Pero no era sólo que las técnicas de borrado y acoso de cualquier realidad humana inconveniente que se estaban implementado en ciertas áreas de Guayaquil fueran las mismas que afectaban ya a Barcelona entera. Más relevante era que esas políticas de urbanización –en el doble sentido de sometimiento a los  planes urbanísticos y a los manuales de urbanidad– se estaban llevando a cabo invocando idéntica retórica basada en valores abstractos –ciudadanía, integración, civismo, convivencia–, cuya repetición constante convertía a los habitantes de la ciudad en escolares perpetuos a los que se adoctrinaba en una especie de virtuosismo social permanentemente activado. Lo chocante es que esa mística de los grandes valores civiles en torno a los que se preveía generar la adhesión moral de los ciudadanos aparecía provista desde perspectivas ideológicas que cabría suponer poco menos que antagónicas. 
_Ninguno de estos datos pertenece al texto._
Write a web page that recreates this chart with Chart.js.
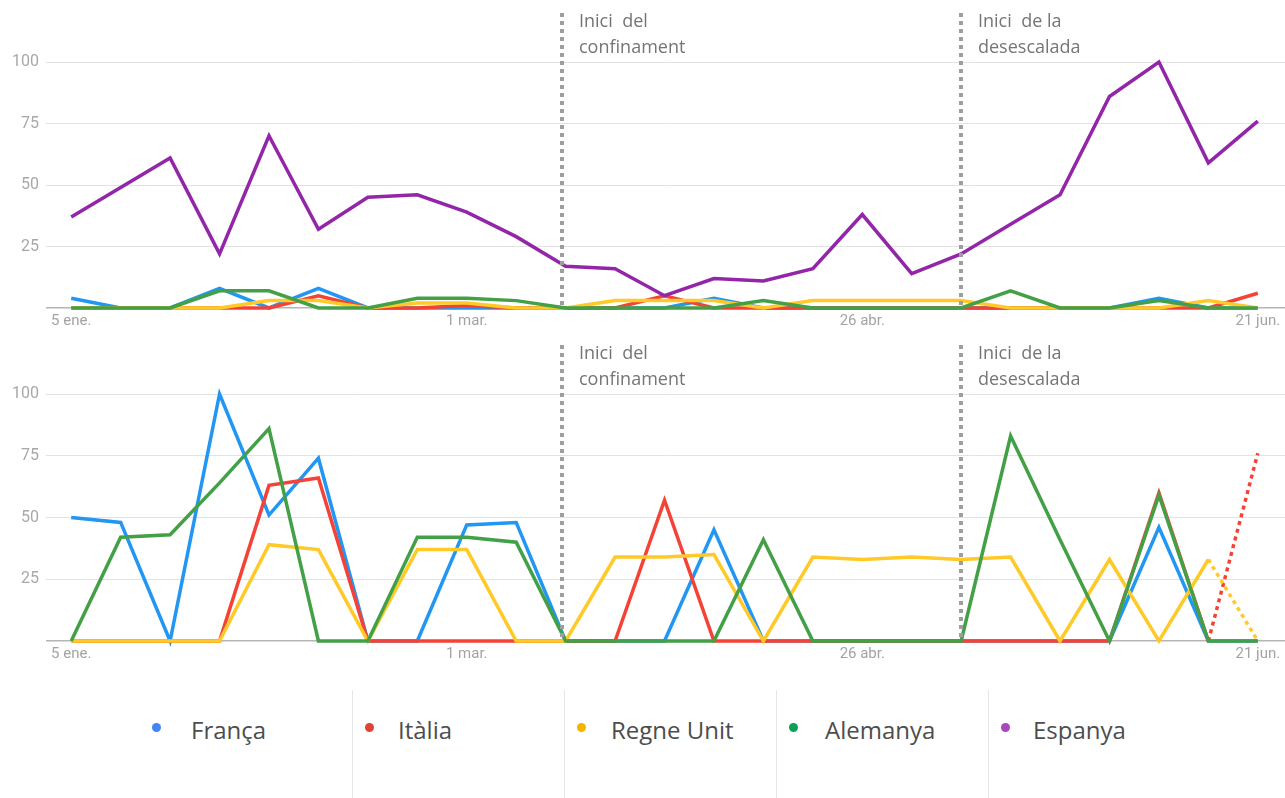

Un mismo repertorio de razones “trascendentes” era puesto al servicio legitimador de políticas urbanas casi idénticas, pero en un caso –el de la ciudad ecuatoriana– emanada desde la hegemonía socialcristiana y neoconservadora que encarnaran sus alcaldes León Febres-Cordero y Jaime Nebot, mientras que en Barcelona se inspiraba en postulados nominalmente progresistas y eran asumidos por un gobierno municipal que ejercen, desde hace más de treinta años, una coalición de socialistas, independentistas catalanes de izquierda, ecologistas y comunistas. Si a los postulados ideológicos para la renovación de Guayaquil se llegaba desde la exaltación de los valores más tradicionales de la familia cristiana y el liberalismo individualista, idéntico resultado se obtenía, en el caso de Barcelona, arrancando desde las tesis de la democracia radical y del ciudadanismo, esa ideología en pro de la reforma moral del capitalismo que es hoy por el hoy el catecismo de las socialdemocracias europeas e incluso de una izquierda radical debidamente corregida y atenuada.